§ Exercise task: Only the lines from the start of the data through the line with "plt.rcParams['axes.formatter.use_mathtext'] = True" belong in the copy. Restate them word for word, minus the pictures.

§ Data:
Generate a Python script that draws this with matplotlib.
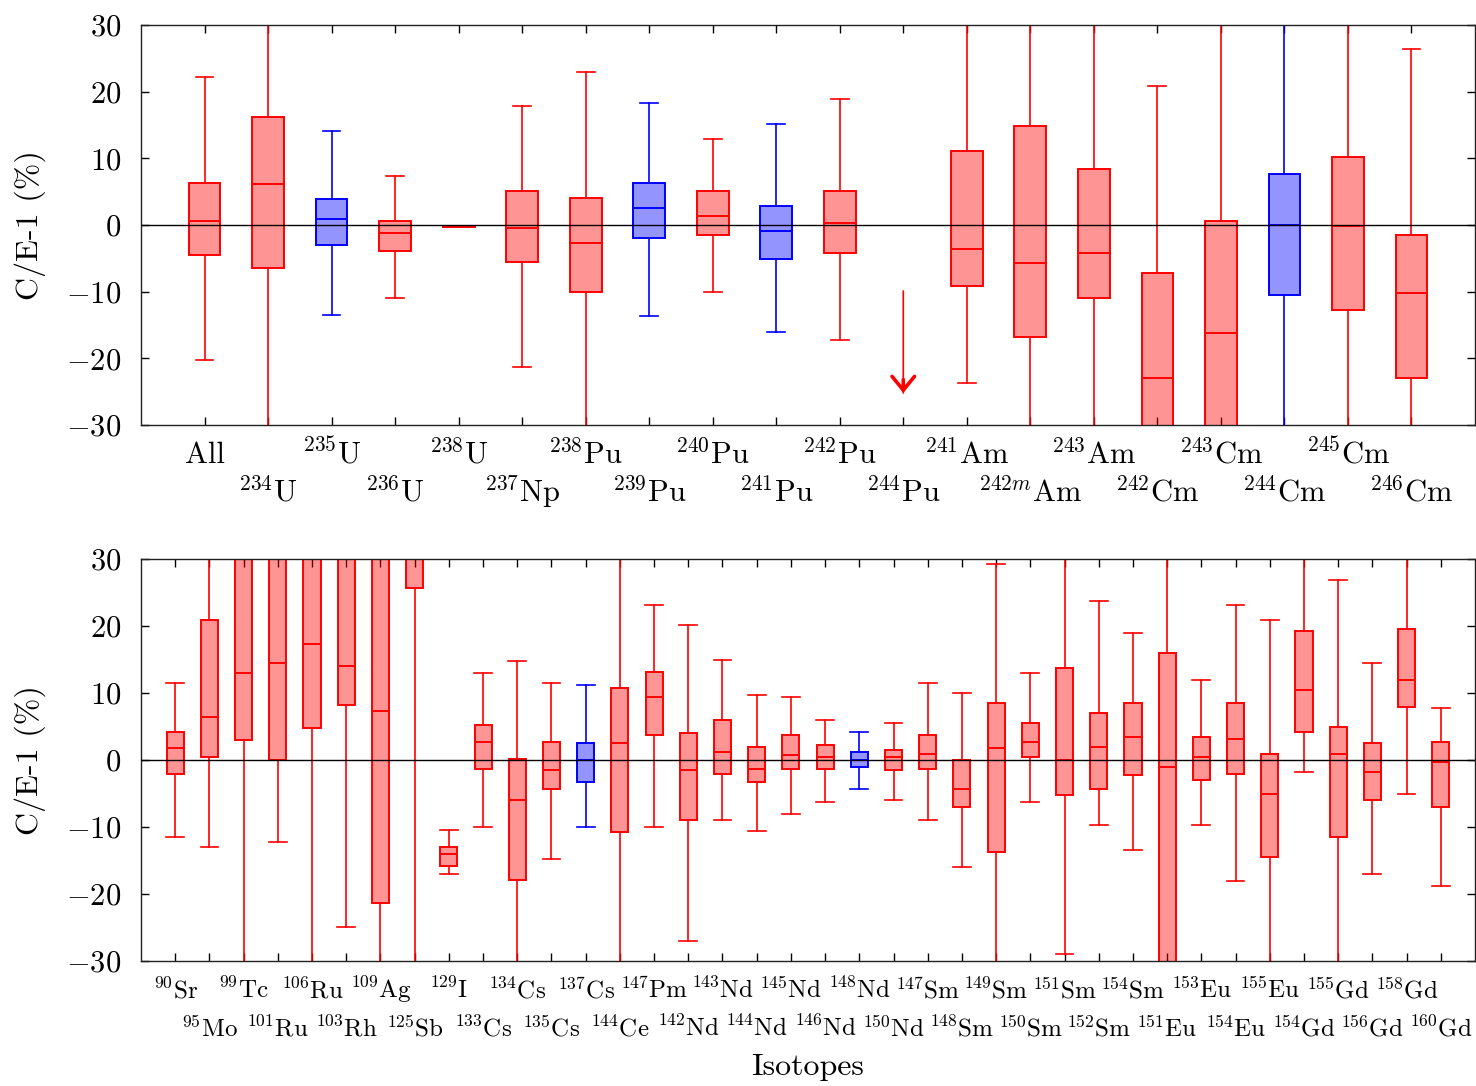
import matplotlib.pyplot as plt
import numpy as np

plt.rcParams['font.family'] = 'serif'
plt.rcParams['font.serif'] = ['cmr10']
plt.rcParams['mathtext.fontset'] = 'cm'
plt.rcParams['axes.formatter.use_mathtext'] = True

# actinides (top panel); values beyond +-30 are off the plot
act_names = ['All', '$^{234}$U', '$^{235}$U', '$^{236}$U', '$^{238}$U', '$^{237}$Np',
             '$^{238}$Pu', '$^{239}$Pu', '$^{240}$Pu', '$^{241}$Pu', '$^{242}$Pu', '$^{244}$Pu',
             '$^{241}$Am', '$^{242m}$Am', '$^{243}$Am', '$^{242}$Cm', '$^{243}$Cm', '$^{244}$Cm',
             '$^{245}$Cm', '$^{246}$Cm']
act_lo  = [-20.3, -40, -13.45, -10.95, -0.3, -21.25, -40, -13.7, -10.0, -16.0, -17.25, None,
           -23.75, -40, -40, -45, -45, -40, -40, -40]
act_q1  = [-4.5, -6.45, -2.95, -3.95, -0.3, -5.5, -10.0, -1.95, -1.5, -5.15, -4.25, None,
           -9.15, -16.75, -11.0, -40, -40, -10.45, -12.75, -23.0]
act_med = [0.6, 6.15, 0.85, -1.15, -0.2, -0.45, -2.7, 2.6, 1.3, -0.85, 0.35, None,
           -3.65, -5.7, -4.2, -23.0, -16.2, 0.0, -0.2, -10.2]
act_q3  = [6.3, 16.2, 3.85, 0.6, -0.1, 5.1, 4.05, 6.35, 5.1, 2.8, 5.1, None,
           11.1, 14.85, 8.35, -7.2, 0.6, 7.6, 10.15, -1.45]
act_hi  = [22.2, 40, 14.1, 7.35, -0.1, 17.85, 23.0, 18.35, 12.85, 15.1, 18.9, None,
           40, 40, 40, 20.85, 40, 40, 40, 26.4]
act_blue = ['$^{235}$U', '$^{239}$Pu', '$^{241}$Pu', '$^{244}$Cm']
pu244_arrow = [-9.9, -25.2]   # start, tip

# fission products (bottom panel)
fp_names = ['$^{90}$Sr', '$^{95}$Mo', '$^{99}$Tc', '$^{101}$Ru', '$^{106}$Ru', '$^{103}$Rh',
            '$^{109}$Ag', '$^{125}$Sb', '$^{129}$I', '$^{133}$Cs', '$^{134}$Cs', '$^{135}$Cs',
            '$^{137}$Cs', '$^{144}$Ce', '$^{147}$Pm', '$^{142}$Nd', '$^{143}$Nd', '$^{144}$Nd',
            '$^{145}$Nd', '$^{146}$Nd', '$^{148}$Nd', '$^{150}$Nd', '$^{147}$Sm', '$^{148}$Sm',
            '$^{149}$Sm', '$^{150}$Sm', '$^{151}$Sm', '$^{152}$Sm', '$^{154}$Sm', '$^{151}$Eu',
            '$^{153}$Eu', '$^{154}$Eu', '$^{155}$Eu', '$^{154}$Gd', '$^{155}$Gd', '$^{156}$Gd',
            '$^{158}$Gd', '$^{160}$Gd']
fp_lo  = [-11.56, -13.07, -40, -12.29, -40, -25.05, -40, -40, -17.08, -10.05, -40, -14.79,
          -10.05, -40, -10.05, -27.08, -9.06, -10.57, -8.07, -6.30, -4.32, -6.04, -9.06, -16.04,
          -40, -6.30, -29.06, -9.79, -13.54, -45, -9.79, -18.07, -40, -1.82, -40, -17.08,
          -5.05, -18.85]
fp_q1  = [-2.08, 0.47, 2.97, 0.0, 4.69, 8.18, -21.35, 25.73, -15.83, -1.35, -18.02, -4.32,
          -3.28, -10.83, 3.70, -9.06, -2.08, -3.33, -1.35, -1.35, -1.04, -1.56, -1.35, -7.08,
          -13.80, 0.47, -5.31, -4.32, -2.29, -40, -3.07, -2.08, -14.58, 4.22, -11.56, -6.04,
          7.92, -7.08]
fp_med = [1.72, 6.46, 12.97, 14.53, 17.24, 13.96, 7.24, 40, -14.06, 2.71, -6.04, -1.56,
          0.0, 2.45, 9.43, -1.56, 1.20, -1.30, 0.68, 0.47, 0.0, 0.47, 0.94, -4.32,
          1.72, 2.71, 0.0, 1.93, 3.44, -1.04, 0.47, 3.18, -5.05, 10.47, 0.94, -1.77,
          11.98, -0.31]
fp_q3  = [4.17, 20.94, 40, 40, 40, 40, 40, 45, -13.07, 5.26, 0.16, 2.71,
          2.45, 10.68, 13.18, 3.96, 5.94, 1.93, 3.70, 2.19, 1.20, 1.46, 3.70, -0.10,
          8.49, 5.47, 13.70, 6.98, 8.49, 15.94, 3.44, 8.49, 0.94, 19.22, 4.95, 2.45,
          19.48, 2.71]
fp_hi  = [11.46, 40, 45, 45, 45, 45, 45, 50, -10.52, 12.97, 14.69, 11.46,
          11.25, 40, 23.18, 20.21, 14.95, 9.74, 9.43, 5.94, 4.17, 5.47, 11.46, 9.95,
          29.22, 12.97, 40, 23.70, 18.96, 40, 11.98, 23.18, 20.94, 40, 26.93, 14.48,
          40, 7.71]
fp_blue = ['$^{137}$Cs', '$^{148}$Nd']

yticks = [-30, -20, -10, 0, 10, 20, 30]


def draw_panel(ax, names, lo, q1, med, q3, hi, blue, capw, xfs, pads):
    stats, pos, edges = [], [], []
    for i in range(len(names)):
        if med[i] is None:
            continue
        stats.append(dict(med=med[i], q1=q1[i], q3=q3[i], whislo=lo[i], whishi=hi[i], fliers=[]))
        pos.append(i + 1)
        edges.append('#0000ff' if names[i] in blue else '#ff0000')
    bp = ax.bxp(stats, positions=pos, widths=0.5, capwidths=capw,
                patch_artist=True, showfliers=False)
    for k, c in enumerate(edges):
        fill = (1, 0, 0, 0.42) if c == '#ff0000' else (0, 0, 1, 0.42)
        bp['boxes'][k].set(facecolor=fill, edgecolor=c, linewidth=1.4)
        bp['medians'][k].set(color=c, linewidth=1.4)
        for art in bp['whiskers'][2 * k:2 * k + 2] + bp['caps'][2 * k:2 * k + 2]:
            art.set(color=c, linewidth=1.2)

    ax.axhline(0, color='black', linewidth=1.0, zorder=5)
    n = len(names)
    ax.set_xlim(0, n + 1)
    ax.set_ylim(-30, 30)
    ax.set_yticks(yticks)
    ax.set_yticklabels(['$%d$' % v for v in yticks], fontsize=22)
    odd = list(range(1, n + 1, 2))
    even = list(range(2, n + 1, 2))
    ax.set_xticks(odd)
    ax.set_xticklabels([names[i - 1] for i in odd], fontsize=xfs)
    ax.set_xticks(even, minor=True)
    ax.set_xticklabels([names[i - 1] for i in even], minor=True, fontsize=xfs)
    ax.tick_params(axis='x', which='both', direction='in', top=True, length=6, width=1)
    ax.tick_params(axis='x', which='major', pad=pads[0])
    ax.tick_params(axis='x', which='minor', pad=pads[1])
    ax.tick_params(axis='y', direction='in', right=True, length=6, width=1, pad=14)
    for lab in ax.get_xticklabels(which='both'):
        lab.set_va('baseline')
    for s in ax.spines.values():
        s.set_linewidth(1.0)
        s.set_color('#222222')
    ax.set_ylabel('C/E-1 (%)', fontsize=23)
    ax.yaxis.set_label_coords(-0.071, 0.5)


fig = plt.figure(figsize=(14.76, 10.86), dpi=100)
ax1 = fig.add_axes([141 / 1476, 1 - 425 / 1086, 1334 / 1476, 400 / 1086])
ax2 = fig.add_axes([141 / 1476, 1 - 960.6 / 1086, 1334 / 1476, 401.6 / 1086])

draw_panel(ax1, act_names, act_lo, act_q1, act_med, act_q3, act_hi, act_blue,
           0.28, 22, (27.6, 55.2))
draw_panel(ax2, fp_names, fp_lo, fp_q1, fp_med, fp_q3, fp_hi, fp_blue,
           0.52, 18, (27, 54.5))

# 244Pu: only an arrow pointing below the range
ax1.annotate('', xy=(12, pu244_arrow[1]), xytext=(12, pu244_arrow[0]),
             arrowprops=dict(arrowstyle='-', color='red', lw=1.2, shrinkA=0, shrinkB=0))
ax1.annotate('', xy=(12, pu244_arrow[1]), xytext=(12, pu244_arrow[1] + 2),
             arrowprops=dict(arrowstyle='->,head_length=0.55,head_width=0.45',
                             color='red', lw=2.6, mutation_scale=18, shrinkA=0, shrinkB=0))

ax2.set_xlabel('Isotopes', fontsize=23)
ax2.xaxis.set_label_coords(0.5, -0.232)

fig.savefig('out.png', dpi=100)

§ Exercise answer:
Generate a Python script that draws this with matplotlib.
import matplotlib.pyplot as plt
import numpy as np

plt.rcParams['font.family'] = 'serif'
plt.rcParams['font.serif'] = ['cmr10']
plt.rcParams['mathtext.fontset'] = 'cm'
plt.rcParams['axes.formatter.use_mathtext'] = True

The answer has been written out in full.